## Aim of the task
Leaving the pictures out, print the lines from the first line of the listing through the line containing "(0,0) rectangle (523,1143);", exactly as they read, and no others.

# Start of Provided entries

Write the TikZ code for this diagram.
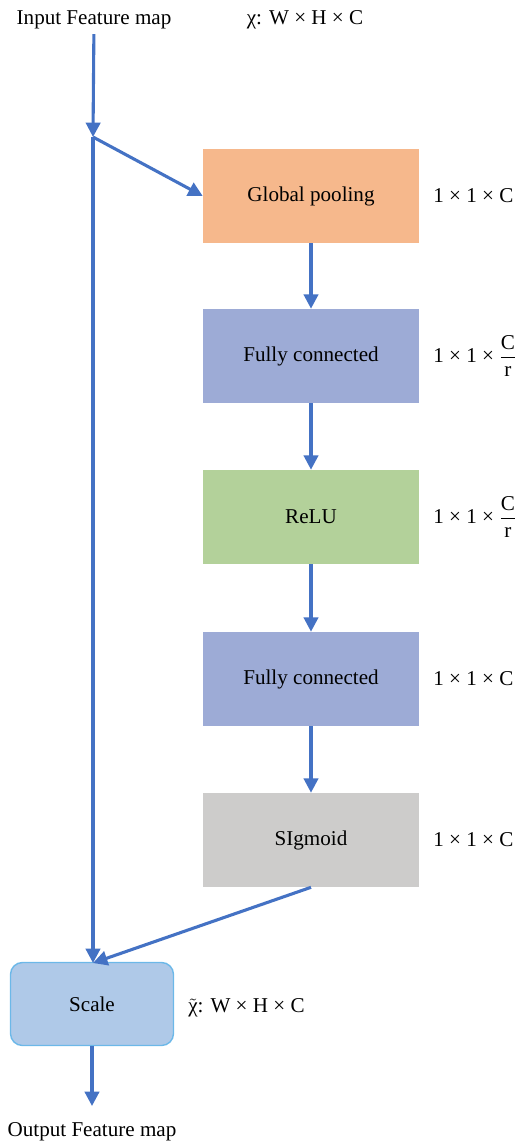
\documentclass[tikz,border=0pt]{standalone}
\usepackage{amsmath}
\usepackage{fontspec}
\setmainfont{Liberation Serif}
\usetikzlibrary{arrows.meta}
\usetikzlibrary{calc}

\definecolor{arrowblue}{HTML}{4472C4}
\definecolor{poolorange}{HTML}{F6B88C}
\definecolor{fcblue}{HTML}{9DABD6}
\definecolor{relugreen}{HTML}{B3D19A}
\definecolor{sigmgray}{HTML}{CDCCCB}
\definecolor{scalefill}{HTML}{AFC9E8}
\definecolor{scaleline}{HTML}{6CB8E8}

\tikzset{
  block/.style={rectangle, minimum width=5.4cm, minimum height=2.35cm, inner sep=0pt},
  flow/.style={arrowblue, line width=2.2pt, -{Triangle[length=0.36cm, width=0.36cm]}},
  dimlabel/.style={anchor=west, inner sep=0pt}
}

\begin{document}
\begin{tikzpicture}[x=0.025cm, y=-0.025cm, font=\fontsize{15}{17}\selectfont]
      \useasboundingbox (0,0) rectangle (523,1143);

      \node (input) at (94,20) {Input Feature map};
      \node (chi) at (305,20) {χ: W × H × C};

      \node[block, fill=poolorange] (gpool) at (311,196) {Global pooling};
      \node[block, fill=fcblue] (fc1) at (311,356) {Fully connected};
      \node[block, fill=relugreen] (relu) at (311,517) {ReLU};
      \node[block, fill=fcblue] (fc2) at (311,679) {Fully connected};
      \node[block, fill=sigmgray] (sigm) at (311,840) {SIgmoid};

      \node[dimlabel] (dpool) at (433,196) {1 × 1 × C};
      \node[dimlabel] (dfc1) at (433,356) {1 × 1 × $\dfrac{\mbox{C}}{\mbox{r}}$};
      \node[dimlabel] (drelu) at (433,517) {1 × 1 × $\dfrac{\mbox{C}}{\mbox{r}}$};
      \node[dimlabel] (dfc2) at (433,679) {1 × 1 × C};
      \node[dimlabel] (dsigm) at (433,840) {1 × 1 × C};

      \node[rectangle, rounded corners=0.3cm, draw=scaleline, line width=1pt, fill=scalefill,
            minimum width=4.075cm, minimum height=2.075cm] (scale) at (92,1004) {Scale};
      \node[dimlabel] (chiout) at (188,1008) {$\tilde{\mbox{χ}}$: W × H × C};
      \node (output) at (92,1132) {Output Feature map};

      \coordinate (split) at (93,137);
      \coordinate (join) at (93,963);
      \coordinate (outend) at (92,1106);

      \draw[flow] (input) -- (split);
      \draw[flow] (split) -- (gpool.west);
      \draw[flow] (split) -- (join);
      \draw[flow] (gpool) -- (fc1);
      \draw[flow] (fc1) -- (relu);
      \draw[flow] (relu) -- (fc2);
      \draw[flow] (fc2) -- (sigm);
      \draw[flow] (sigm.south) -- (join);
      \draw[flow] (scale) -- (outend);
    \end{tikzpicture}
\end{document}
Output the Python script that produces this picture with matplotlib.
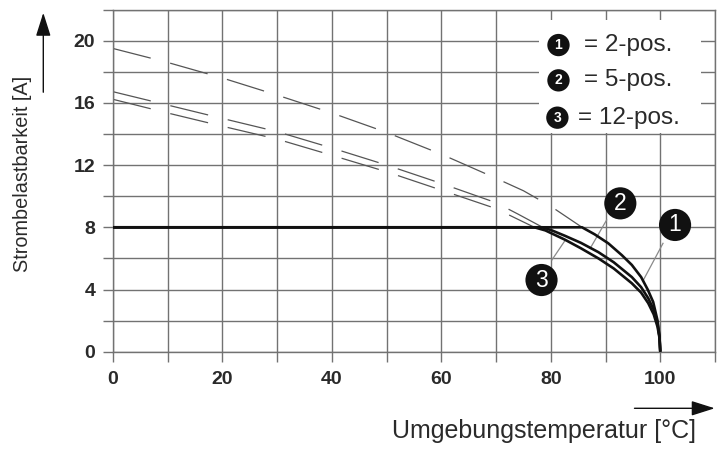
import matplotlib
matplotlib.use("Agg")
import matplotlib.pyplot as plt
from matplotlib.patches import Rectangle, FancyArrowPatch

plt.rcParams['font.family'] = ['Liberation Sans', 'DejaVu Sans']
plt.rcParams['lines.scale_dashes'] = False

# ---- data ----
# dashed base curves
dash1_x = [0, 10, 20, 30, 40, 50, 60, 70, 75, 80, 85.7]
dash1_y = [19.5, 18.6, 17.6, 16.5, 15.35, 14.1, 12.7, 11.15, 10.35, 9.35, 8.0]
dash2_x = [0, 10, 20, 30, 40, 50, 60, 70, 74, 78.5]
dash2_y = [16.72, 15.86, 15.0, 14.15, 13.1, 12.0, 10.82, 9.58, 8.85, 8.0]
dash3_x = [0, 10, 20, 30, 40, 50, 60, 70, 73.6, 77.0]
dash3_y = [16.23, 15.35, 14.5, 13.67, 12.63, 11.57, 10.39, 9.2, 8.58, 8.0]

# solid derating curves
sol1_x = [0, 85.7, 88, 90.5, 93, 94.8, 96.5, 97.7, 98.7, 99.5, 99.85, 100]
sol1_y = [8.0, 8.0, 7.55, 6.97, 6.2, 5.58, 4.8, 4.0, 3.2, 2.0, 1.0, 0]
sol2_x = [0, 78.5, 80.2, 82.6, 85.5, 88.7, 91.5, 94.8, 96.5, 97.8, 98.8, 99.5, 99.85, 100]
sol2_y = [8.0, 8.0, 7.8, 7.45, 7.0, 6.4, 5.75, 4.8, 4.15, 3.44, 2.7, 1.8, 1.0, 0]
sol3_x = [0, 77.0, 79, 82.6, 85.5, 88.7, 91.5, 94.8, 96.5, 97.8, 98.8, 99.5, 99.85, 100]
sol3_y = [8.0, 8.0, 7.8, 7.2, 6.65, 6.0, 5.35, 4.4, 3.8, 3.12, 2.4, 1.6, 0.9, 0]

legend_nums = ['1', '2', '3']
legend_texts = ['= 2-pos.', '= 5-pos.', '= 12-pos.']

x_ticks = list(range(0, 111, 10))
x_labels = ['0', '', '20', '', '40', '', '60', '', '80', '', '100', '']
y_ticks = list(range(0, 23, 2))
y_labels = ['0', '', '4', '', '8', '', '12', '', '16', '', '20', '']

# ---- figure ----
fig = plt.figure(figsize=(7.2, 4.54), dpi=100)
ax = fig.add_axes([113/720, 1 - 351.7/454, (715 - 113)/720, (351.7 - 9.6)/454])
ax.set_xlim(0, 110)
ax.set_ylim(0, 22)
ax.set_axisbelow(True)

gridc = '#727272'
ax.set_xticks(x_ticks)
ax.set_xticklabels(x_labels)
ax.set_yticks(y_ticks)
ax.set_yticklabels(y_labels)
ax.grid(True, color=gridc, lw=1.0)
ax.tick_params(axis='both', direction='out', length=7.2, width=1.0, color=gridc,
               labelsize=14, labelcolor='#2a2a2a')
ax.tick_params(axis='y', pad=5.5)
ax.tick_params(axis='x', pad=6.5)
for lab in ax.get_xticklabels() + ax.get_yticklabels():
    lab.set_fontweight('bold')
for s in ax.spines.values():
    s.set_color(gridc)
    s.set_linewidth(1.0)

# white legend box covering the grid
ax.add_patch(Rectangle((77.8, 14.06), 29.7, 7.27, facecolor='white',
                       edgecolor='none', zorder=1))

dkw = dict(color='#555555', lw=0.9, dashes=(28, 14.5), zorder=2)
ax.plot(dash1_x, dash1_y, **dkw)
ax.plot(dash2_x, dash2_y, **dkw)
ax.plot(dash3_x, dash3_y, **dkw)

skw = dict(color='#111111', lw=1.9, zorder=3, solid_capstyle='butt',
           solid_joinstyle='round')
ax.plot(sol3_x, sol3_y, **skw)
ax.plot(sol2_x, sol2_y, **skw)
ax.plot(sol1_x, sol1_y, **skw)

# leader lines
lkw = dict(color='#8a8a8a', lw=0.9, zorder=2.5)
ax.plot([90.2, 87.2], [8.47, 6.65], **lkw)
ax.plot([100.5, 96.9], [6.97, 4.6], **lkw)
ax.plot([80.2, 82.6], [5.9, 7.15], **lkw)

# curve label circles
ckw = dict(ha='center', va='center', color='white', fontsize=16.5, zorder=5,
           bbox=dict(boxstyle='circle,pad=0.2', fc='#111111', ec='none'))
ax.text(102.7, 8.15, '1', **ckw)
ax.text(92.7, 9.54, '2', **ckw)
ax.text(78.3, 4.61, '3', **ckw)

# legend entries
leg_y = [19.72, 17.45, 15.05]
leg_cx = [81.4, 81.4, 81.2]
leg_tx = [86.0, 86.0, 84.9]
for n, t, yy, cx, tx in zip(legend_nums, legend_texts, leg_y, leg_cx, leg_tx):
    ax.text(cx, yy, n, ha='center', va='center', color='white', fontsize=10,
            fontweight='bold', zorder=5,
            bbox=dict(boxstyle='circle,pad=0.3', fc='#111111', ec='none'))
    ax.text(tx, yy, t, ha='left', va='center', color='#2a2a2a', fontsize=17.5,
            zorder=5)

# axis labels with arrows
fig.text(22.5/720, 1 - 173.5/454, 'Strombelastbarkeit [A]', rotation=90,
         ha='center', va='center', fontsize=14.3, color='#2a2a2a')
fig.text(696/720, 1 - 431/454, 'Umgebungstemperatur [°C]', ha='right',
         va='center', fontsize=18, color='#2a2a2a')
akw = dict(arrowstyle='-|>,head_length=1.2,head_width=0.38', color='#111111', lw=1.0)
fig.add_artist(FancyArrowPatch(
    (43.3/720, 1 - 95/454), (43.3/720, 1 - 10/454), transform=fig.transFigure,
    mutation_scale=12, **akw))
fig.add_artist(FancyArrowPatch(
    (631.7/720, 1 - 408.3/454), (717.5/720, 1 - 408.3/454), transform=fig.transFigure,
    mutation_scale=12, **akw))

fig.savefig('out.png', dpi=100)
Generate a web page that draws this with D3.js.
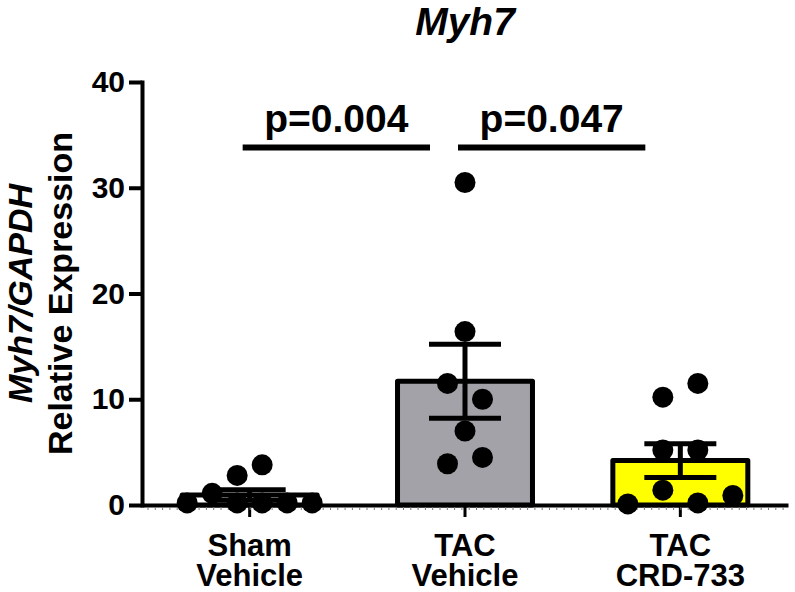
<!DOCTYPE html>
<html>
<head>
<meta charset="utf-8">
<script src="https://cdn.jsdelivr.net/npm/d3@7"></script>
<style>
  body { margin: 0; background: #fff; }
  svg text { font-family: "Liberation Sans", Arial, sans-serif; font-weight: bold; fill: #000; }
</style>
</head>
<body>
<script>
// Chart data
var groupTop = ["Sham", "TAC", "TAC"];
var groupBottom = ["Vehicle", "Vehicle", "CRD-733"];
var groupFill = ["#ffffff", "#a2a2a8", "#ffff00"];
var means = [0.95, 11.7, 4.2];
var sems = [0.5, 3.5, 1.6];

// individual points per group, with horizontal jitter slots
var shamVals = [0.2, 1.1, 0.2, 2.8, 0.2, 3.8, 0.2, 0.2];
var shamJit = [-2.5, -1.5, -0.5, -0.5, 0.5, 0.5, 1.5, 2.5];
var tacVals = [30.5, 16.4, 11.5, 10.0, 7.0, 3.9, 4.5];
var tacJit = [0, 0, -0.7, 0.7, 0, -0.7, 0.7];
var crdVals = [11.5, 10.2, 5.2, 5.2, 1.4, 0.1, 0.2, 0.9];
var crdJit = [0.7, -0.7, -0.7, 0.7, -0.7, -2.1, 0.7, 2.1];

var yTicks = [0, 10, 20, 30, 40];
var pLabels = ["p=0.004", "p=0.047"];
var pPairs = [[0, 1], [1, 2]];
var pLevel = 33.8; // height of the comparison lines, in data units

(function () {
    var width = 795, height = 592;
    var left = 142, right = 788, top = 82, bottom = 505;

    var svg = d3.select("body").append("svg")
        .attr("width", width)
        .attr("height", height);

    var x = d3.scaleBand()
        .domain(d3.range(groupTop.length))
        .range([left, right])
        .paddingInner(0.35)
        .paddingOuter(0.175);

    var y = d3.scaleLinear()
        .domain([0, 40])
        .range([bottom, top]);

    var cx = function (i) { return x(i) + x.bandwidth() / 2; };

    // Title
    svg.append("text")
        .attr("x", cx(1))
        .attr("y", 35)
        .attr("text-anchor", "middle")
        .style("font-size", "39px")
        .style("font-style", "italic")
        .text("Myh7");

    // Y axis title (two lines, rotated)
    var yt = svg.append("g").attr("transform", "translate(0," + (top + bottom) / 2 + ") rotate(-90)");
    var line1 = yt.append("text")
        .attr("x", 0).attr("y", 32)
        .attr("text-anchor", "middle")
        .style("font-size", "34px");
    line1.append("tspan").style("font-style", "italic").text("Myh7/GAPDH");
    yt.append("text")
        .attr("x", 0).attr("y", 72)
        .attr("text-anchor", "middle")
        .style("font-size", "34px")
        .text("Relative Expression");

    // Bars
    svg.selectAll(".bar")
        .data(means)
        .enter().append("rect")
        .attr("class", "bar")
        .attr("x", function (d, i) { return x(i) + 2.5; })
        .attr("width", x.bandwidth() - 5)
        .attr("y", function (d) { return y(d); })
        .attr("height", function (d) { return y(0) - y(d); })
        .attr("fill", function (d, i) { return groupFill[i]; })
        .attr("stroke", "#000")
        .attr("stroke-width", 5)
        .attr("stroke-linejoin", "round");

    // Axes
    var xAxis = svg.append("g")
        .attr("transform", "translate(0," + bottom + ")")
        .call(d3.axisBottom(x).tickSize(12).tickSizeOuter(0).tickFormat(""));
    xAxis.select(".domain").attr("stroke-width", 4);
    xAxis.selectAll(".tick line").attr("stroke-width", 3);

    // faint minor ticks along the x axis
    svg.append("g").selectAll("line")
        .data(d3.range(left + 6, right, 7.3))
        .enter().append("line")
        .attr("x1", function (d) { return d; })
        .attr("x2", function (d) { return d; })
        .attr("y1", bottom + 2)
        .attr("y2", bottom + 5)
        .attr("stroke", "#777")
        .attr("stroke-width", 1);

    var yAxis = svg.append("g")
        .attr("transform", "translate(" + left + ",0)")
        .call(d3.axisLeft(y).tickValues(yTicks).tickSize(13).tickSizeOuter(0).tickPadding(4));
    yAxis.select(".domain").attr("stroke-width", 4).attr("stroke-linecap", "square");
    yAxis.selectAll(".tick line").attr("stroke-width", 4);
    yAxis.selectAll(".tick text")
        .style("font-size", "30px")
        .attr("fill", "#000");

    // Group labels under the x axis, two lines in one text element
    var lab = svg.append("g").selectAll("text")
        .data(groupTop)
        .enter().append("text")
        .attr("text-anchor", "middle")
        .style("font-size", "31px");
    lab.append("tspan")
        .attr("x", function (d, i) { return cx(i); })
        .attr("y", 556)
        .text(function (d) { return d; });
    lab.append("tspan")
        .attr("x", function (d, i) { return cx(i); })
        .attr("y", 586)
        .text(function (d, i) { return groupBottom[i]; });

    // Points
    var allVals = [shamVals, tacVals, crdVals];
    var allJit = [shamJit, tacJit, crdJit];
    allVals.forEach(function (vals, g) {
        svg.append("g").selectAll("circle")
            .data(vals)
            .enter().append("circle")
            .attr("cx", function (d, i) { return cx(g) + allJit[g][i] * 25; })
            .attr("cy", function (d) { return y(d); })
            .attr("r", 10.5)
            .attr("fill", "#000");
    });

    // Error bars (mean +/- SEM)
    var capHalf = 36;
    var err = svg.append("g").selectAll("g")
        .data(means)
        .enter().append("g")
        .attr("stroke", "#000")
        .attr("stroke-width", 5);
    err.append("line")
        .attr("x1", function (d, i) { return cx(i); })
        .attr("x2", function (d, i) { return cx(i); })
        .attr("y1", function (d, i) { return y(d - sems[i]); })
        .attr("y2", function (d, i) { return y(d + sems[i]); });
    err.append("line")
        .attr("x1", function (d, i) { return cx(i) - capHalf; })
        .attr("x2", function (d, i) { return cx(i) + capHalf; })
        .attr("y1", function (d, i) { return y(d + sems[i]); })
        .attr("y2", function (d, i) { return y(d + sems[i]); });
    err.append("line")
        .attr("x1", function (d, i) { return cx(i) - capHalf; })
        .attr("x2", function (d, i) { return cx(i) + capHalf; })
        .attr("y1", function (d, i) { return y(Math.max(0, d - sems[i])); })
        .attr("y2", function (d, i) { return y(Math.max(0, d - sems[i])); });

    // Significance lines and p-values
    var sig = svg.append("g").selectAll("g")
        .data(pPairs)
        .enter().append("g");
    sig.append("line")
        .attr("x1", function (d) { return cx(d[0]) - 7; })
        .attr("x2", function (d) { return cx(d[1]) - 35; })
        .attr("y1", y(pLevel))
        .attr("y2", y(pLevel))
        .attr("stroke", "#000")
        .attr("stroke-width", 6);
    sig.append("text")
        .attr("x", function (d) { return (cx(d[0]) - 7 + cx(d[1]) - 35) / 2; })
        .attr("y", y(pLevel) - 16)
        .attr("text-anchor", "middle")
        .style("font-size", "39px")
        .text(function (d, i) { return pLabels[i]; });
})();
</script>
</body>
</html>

# End of Provided entries

## Task solution
Write the TikZ code for this diagram.
\documentclass[tikz,border=0pt]{standalone}
\usepackage{amsmath}
\usepackage{fontspec}
\setmainfont{Liberation Serif}
\usetikzlibrary{arrows.meta}
\usetikzlibrary{calc}

\definecolor{arrowblue}{HTML}{4472C4}
\definecolor{poolorange}{HTML}{F6B88C}
\definecolor{fcblue}{HTML}{9DABD6}
\definecolor{relugreen}{HTML}{B3D19A}
\definecolor{sigmgray}{HTML}{CDCCCB}
\definecolor{scalefill}{HTML}{AFC9E8}
\definecolor{scaleline}{HTML}{6CB8E8}

\tikzset{
  block/.style={rectangle, minimum width=5.4cm, minimum height=2.35cm, inner sep=0pt},
  flow/.style={arrowblue, line width=2.2pt, -{Triangle[length=0.36cm, width=0.36cm]}},
  dimlabel/.style={anchor=west, inner sep=0pt}
}

\begin{document}
\begin{tikzpicture}[x=0.025cm, y=-0.025cm, font=\fontsize{15}{17}\selectfont]
      \useasboundingbox (0,0) rectangle (523,1143);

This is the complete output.